After taking on such notorious causes he aspired to fill a vacancy for judge of the Real Audiencia of Lima without much success, so he decided to hold the office of judge that was awaiting him in Cuzco in 1791.

==Work as governor==
During his brief four-month governing he continued the work of Tajamares del Mapocho, originally initiated by the outgoing governor Ambrosio O'Higgins. According to Diego Barros Arana it was de Rezabal y Ugarte who planted the poplar grove that ran along these river defenses, which was the only public promenade in the city of Santiago for over 30 years.

==Works==
- Tratado del derecho real de medias-anatas seculares y del servicio de lanzas a que estan obligados los titulos de Castilla, Madrid, 1792.
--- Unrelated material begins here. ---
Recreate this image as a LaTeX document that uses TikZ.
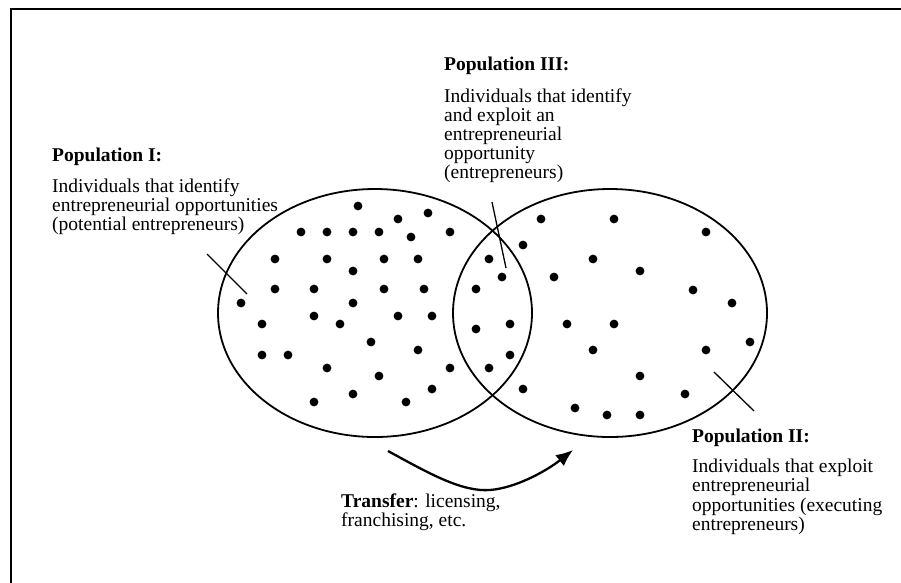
\documentclass[tikz,border=0pt]{standalone}
\usepackage{fontspec}
\setmainfont{Liberation Serif}
\usetikzlibrary{arrows.meta}

\tikzset{
  frame/.style={line width=2pt, line cap=rect},
  popset/.style={draw, line width=1.8pt},
  member/.style={fill=black},
  leader/.style={line width=1.3pt},
  transfer/.style={line width=2.3pt, -{Latex[length=17pt,width=14pt]}},
  label/.style={inner sep=0pt, anchor=base west, font=\fontsize{19.5}{18.8}\selectfont},
}

\newcommand{\poptext}[1]{\begin{tabular}[t]{@{}l@{}}#1\end{tabular}}

\begin{document}
\begin{tikzpicture}[x=1pt, y=-1pt]
  \useasboundingbox (0,0) rectangle (901,582);

  % open frame: only the left and top edges fall inside the page
  \coordinate (frameBL) at (11,582);
  \coordinate (frameTL) at (11,9);
  \coordinate (frameTR) at (901,9);
  \draw[frame] (frameBL) -- (frameTL) -- (frameTR);

  % the two populations
  \draw[popset] (375,313) ellipse [x radius=157, y radius=124];
  \draw[popset] (610,313) ellipse [x radius=157, y radius=124];

  % individuals
  \foreach \px/\py in {
    358/206, 398/219, 428/213, 301/232, 327/232, 353/232, 379/232, 411/237,
    450/232, 275/259, 327/259, 384/259, 418/259, 353/271, 275/289, 314/289,
    384/289, 424/289, 241/303, 353/303, 314/316, 340/324, 398/316, 432/316,
    262/324, 371/342, 262/355, 288/355, 418/350, 327/368, 379/376, 450/368,
    432/389, 353/394, 314/402, 406/402,
    489/259, 502/277, 476/289, 476/329, 510/324, 510/355, 489/368,
    523/245, 541/219, 523/389, 614/219, 706/232, 593/259, 554/277, 640/271,
    693/290, 732/303, 567/324, 614/324, 593/350, 706/350, 750/342, 640/376,
    685/394, 575/408, 607/415, 640/415}
    \fill[member] (\px,\py) circle [radius=4.4];

  % labels
  \node[label] (popI) at (52,161) {\poptext{\textbf{Population I:}\\[12pt]
    Individuals that identify\\
    entrepreneurial opportunities\\
    (potential entrepreneurs)}};

  \node[label] (popIII) at (444,70) {\poptext{\textbf{Population III:}\\[13pt]
    Individuals that identify\\
    and exploit an\\
    entrepreneurial\\
    opportunity\\
    (entrepreneurs)}};

  \node[label] (popII) at (692,442) {\poptext{\textbf{Population II:}\\[11.5pt]
    Individuals that exploit\\
    entrepreneurial\\
    opportunities (executing\\
    entrepreneurs)}};

  \node[label] (transferText) at (341,507) {\poptext{\textbf{Transfer}: licensing,\\
    franchising, etc.}};

  % leader lines from the labels into the sets
  \coordinate (leadIa) at (207,254);
  \coordinate (leadIb) at (247,294);
  \coordinate (leadIIIa) at (492,202);
  \coordinate (leadIIIb) at (506,268);
  \coordinate (leadIIa) at (714,372);
  \coordinate (leadIIb) at (754,411);
  \draw[leader] (leadIa) -- (leadIb);
  \draw[leader] (leadIIIa) -- (leadIIIb);
  \draw[leader] (leadIIa) -- (leadIIb);

  % transfer arrow from population I to population II
  \coordinate (transferFrom) at (388,451);
  \coordinate (transferLow) at (490,490);
  \coordinate (transferTo) at (573,450);
  \draw[transfer] (transferFrom) .. controls (430,474) and (462,492) .. (transferLow)
                  .. controls (515,488) and (545,472) .. (transferTo);
\end{tikzpicture}
\end{document}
- Adiciones y suplementos de la Biblioteca Hispanica histórico-genealógica-heráldica de Ernesto de Franckenau.
- Instruccion para los Alcaldes de quarteles y de barrio, en la que se recopilan los bandos de policía y buen gobierno, que se habían publicado en este siglo.
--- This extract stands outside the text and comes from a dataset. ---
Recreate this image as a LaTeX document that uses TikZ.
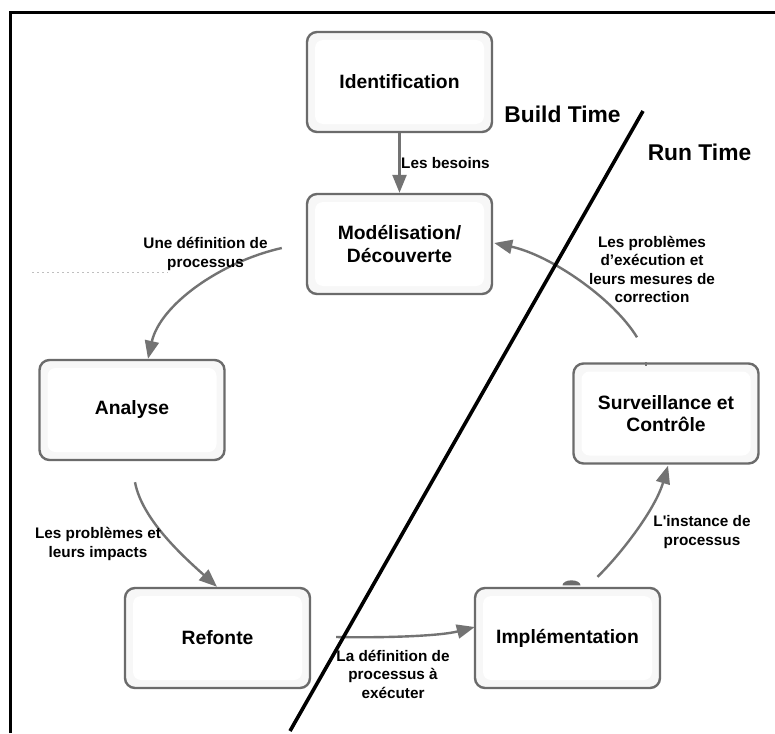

- De los recursos de fuerza de los Regulares de Indias
- Disertación sobre el interés legal.
- Compendio alfabético de más de dos mil Reales ordenes y cedulas expedidas para el gobierno de America, posteriores a la recopilación de leyes de Indias.
- Resumen genealogico instrumental de las casas Ximenez de Lobaton, Salazar Muñatones, Azaña y otras, que estan unida.
- Disertacion sobre las monedas de que hablan las leyes de Indias.
- Tratado politico-legal sobre el origen de la introduccion de los negros en las Americas españolas, sus utilidades y desventajas, su gobierno, policia y costumbres.
- Politica de los Regentes de las Reales audiencias de ambas Americas, é islas Filipinas.
- Biblioteca de los escritores que han sido individuos de los Seis Colegios mayores, Madrid, 1805.
- Nueva Política Indiana a similitud de la del señor Solórzano, adaptada a las presentes circunstancias, con que en mucha parte ha variado la Legislación Municipal con la Institución de Intendencias, de Regencias, ordenanzas respectivas, nueva planta de los Consulados, y ramo de minería, supresión de repartos, subdelegaciones, Lost and unpublished.